→ YOUR INSTRUCTIONS
Please, without the pictures, retype exactly the lines from the start of the material through the line that holds "from matplotlib.colors import".

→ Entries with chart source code
- - - - -

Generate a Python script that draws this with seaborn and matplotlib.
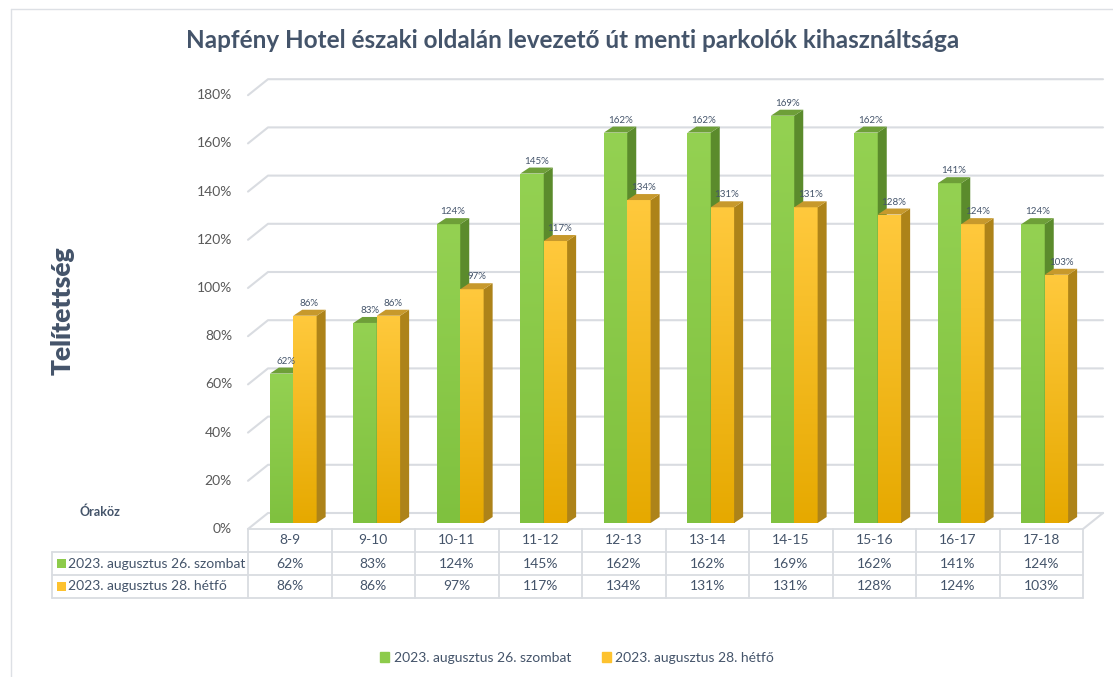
import numpy as np
import pandas as pd
import matplotlib
matplotlib.use('Agg')
import matplotlib.pyplot as plt
import seaborn as sns
from matplotlib.patches import Polygon, Rectangle, Patch
from matplotlib.lines import Line2D
from matplotlib.colors import LinearSegmentedColormap

# Adatok
orakoz = ['8-9', '9-10', '10-11', '11-12', '12-13', '13-14', '14-15', '15-16', '16-17', '17-18']
szombat = [62, 83, 124, 145, 162, 162, 169, 162, 141, 124]
hetfo = [86, 86, 97, 117, 134, 131, 131, 128, 124, 103]
sorozatok = ['2023. augusztus 26. szombat', '2023. augusztus 28. hétfő']
y_ertekek = [0, 20, 40, 60, 80, 100, 120, 140, 160, 180]

cim = 'Napfény Hotel északi oldalán levezető út menti parkolók kihasználtsága'

df = pd.DataFrame({
    'orakoz': orakoz * 2,
    'ertek': szombat + hetfo,
    'nap': [sorozatok[0]] * len(orakoz) + [sorozatok[1]] * len(orakoz),
})

zold = '#8DCB4B'
narancs = '#FDC22F'
szoveg = '#44546A'
racs = '#D9DCE1'

sns.set_theme(style='white')
plt.rcParams['font.family'] = ['Lato', 'DejaVu Sans']

W, H = 1113, 677
fig = plt.figure(figsize=(W / 100, H / 100), dpi=100)

# a tengely az oszlopok síkja: x 248..1083 px, 0% a 523 px-nél
ax_left, ax_right = 248, 1083
y0_px = 523
px_per_pct = 2.41
ax_top = y0_px - 180 * px_per_pct
ax = fig.add_axes([ax_left / W, 1 - y0_px / H,
                   (ax_right - ax_left) / W, (y0_px - ax_top) / H])

ux = len(orakoz) / (ax_right - ax_left)   # adategység / pixel (x)
uy = 180 / (y0_px - ax_top)              # adategység / pixel (y)

# első és hátsó sík eltolása (3D hatás)
fy = -6 * uy
bx, by = 20 * ux, 10 * uy
dx, dy = 9 * ux, 6 * uy

sns.barplot(data=df, x='orakoz', y='ertek', hue='nap', order=orakoz,
            palette={sorozatok[0]: zold, sorozatok[1]: narancs},
            width=0.56, saturation=1, ax=ax, legend=False, edgecolor='none')

szinek = [
    dict(also='#7FC13F', felso='#94D152', oldal='#5B8B2C', teteje='#6E9F38', z=2),
    dict(also='#E6A900', felso='#FFC93D', oldal='#AD8319', teteje='#C7992C', z=3),
]

for ci, cont in enumerate(ax.containers):
    sz = szinek[ci]
    cmap = LinearSegmentedColormap.from_list('g', [sz['also'], sz['felso']])
    for bar in cont:
        bar.set_x(bar.get_x() + 3.5 * ux)
        x0, w, h = bar.get_x(), bar.get_width(), bar.get_height()
        bar.set_zorder(sz['z'])
        grad = np.linspace(0, 1, 256).reshape(-1, 1)
        im = ax.imshow(grad, extent=(x0, x0 + w, 0, h), origin='lower',
                       aspect='auto', cmap=cmap, zorder=sz['z'] + 0.01)
        im.set_clip_path(bar)
        ax.add_patch(Polygon([(x0 + w, 0), (x0 + w + dx, dy), (x0 + w + dx, h + dy), (x0 + w, h)],
                             closed=True, facecolor=sz['oldal'], edgecolor='none', zorder=sz['z'] + 0.1))
        ax.add_patch(Polygon([(x0, h), (x0 + dx, h + dy), (x0 + w + dx, h + dy), (x0 + w, h)],
                             closed=True, facecolor=sz['teteje'], edgecolor='none', zorder=sz['z'] + 0.1))
        ax.text(x0 + w / 2 + dx / 2, h + dy + 2 * uy, f'{int(round(h))}%',
                ha='center', va='bottom', fontsize=7, color=szoveg, zorder=6)

# rácsvonalak (hátsó fal) és a bal oldali ferde szakaszok
for v in y_ertekek:
    ax.plot([-0.5, -0.5 + bx, len(orakoz) - 0.5 + bx], [v + fy, v + by, v + by],
            color=racs, lw=1.5, zorder=0.5, clip_on=False)
    ax.text(-0.5 - 16 * ux, v + fy, f'{v}%', ha='right', va='center',
            fontsize=10, color='#595959', clip_on=False)

# padló jobb oldali éle
ax.plot([len(orakoz) - 0.5, len(orakoz) - 0.5 + bx], [fy, by], color=racs, lw=1.5,
        zorder=0.5, clip_on=False)

# adattábla a tengely alatt
rh = 23 * uy
left_x = -0.5 - (ax_left - 52) * ux
right_x = len(orakoz) - 0.5
tabla = dict(color=racs, lw=1.3, clip_on=False, zorder=1)
ax.plot([-0.5, right_x], [fy, fy], **tabla)
for r in range(1, 4):
    ax.plot([left_x, right_x], [fy - r * rh] * 2, **tabla)
for k in range(len(orakoz) + 1):
    ax.plot([k - 0.5, k - 0.5], [fy, fy - 3 * rh], **tabla)
ax.plot([left_x, left_x], [fy - rh, fy - 3 * rh], **tabla)

for k, o in enumerate(orakoz):
    ax.text(k, fy - 0.5 * rh, o, ha='center', va='center', fontsize=10, color=szoveg, clip_on=False)
    ax.text(k, fy - 1.5 * rh, f'{szombat[k]}%', ha='center', va='center', fontsize=10,
            color=szoveg, clip_on=False)
    ax.text(k, fy - 2.5 * rh, f'{hetfo[k]}%', ha='center', va='center', fontsize=10,
            color=szoveg, clip_on=False)

for r, (nev, szin) in enumerate(zip(sorozatok, [zold, narancs])):
    yc = fy - (1.5 + r) * rh
    ax.add_patch(Rectangle((left_x + 5 * ux, yc - 4.5 * uy), 9 * ux, 9 * uy,
                           facecolor=szin, edgecolor='none', clip_on=False))
    ax.text(left_x + 16 * ux, yc, nev, ha='left', va='center', fontsize=10,
            color=szoveg, clip_on=False)

ax.set_xlim(-0.5, len(orakoz) - 0.5)
ax.set_ylim(0, 180)
ax.set_xticks([])
ax.set_yticks([])
ax.set_xlabel('')
ax.set_ylabel('')
for s in ax.spines.values():
    s.set_visible(False)
ax.patch.set_alpha(0)

fig.text(573 / W, 1 - 40 / H, cim, ha='center', va='center', fontsize=17.5,
         fontweight='bold', color=szoveg)
fig.text(63 / W, 1 - 311 / H, 'Telítettség', ha='center', va='center', rotation=90,
         fontsize=19, fontweight='heavy', color=szoveg)
fig.text(79 / W, 1 - 512 / H, 'Óraköz', ha='left', va='center', fontsize=9,
         fontweight='bold', color=szoveg)

fig.legend(handles=[Patch(color=zold), Patch(color=narancs)], labels=sorozatok,
           loc='center', bbox_to_anchor=(577 / W, 1 - 658 / H), ncol=2, frameon=False,
           fontsize=10, handlelength=0.7, handleheight=0.7, handletextpad=0.3,
           columnspacing=2.2, labelcolor=szoveg)

# a diagramterület kerete csak felül és bal oldalon látszik
keret = dict(transform=fig.transFigure, color='#DDE0E5', lw=1)
fig.add_artist(Line2D([11 / W, 1], [1 - 9 / H, 1 - 9 / H], **keret))
fig.add_artist(Line2D([11 / W, 11 / W], [0, 1 - 9 / H], **keret))

fig.savefig('out.png', dpi=100)
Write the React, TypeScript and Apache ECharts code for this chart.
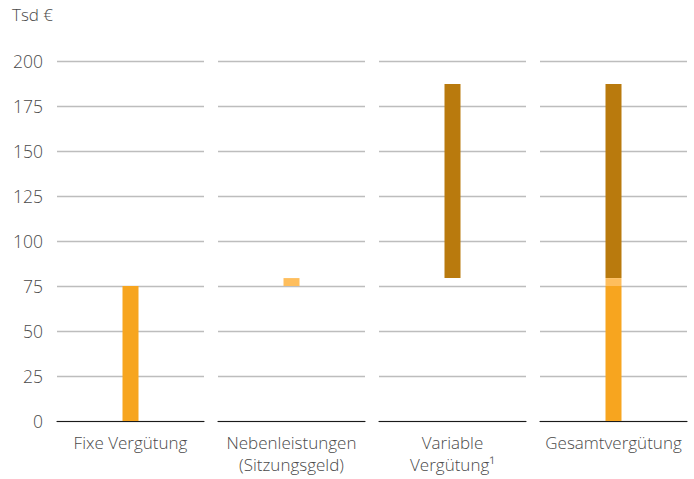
import React, { useEffect, useRef } from "react";
import * as echarts from "echarts";

const categories = ["Fixe Vergütung", "Nebenleistungen\n(Sitzungsgeld)", "Variable\nVergütung¹", "Gesamtvergütung"];
const offsetValues = [0, 75, 79.4, 0];
const fixeValues = [75, 0, 0, 75];
const nebenValues = [0, 4.4, 0, 4.4];
const variableValues = [0, 0, 107.8, 107.8];
const yTicks = { min: 0, max: 200, interval: 25 };
const unitLabel = "Tsd €";

const COLORS = { fixe: "#F7A51F", neben: "#FEBE5D", variable: "#B97A0D" };
const FONT = "'Open Sans', Lato, sans-serif";
const TEXT = "#4a4a4a";

export default function App() {
  const ref = useRef<HTMLDivElement>(null);
  useEffect(() => {
    if (!ref.current) return;
    const chart = echarts.init(ref.current, undefined, { renderer: "svg" });
    const grids: any[] = [];
    const xAxes: any[] = [];
    const yAxes: any[] = [];
    const series: any[] = [];
    categories.forEach((cat, i) => {
      grids.push({ left: 57 + 161 * i, width: 147, top: 61, height: 360 });
      xAxes.push({
        gridIndex: i,
        type: "category",
        data: [cat],
        axisLine: { lineStyle: { color: "#1a1a1a", width: 1.2 } },
        axisTick: { show: false },
        axisLabel: { color: TEXT, fontSize: 17, fontWeight: 300, fontFamily: FONT, lineHeight: 22, margin: 10, interval: 0 },
      });
      yAxes.push({
        gridIndex: i,
        type: "value",
        min: yTicks.min,
        max: yTicks.max,
        interval: yTicks.interval,
        axisLine: { show: false },
        axisTick: { show: false },
        splitLine: { lineStyle: { color: "#bdbdbd", width: 1.3 } },
        axisLabel: { show: i === 0, color: TEXT, fontSize: 17.5, fontWeight: 300, fontFamily: FONT, margin: 14 },
      });
      const mk = (name: string, vals: number[], color: string | null) => ({
        name,
        type: "bar",
        xAxisIndex: i,
        yAxisIndex: i,
        stack: "s" + i,
        barWidth: 16,
        data: [vals[i]],
        itemStyle: color ? { color } : { color: "transparent" },
        emphasis: { disabled: true },
        silent: true,
      });
      series.push(mk("offset", offsetValues, null));
      series.push(mk("fixe", fixeValues, COLORS.fixe));
      series.push(mk("neben", nebenValues, COLORS.neben));
      series.push(mk("variable", variableValues, COLORS.variable));
    });
    chart.setOption({
      animation: false,
      grid: grids,
      xAxis: xAxes,
      yAxis: yAxes,
      series,
      graphic: [
        { type: "text", left: 12, top: 6, style: { text: unitLabel, fill: TEXT, fontSize: 17, fontWeight: 300, fontFamily: FONT } },
      ],
    });
    return () => chart.dispose();
  }, []);
  return <div ref={ref} style={{ position: "fixed", left: 0, top: 0, width: 694, height: 479, background: "#fff" }} />;
}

- - - - -

→ RESULT OF THE TASK
Generate a Python script that draws this with seaborn and matplotlib.
import numpy as np
import pandas as pd
import matplotlib
matplotlib.use('Agg')
import matplotlib.pyplot as plt
import seaborn as sns
from matplotlib.patches import Polygon, Rectangle, Patch
from matplotlib.lines import Line2D
from matplotlib.colors import LinearSegmentedColormap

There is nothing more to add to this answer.